20 Mdantsane families share a toilet
Municipality claims major progress in sanitation
Buffalo City municipality claims that 98% of households have access to flush toilets 75 metres or less from their homes. But these claims mean little to the more than 20 families in Mdantsane NU1 informal settlement who have to share a single toilet.
Three toilets were initially installed in the area in 2008, but since then the settlement has expanded considerably. Two of the three toilets are blocked.
Residents say they suffer infections and also fear for their children’s health. Sometimes, says resident Buyiswa Bharaza, they have to resort to buckets.
Zandile Lungile says her husband has built a toilet for them outside her house, putting an old seat over a deep hole in the ground.
Zandile told GroundUp that before building that toilet her husband used the bush and she and her two children used one of the toilets that were abandoned in front of her shack.
Buffalo City Municipality spokesperson Sibusiso Cindi said municipal policy was that flush toilets had to be 75 metres or less from residents’ homes and should be used by only two households or a maximum of 12 people.
But the toilet that is being shared by the 20 families in Mdantsane does not have any pipes or water. Residents must bring their own buckets of water in order to flush the toilet.
Asanda Nduvana, who lives in a two-roomed house nearby, says she and her three children have to use this toilet because the pipes from the toilet in her yard were stolen. She is afraid her children will get sick.
Residents say they have no interest in the August municipal elections.
“It is useless to vote here because there is nothing that this government has done for me. Really, I am not happy about the current situation I am staying in,” said resident Naledi Zwakala.
Several attempts to get hold of ward councillor Landile Vika were unsuccessful. He did not answer his cellphone and the phone in his office was left ringing with no one answering it.
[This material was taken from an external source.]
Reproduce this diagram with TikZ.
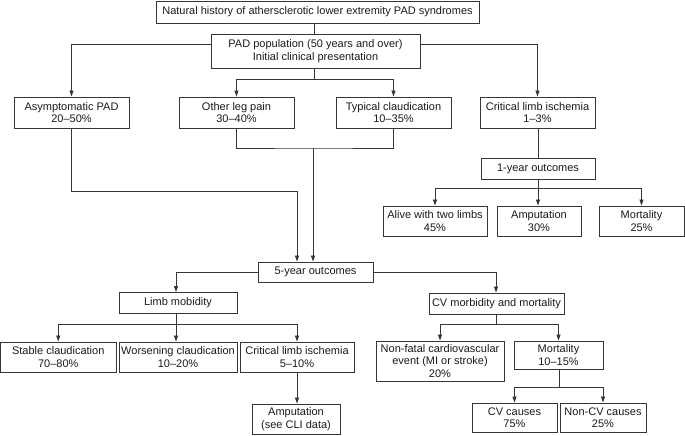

Cindi said the municipality was proud of progress with sanitation. “Over the past term we have increased the proportion of our households receiving Minimum Service Levels and above to 98%, from 76% in 2011/2012. We recognise, however, that the remaining 2% of our population deserves to receive adequate basic services and are quick to acknowledge that in spite of the meaningful inroads we have made in this arena, we still fall short and we will not give up until it is done,” he said.
Asked whether the policy of policy two households or a maximum of 12 people per toilet was applied in informal settlements, he said it was difficult to monitor the population of these settlements as they were growing all the time.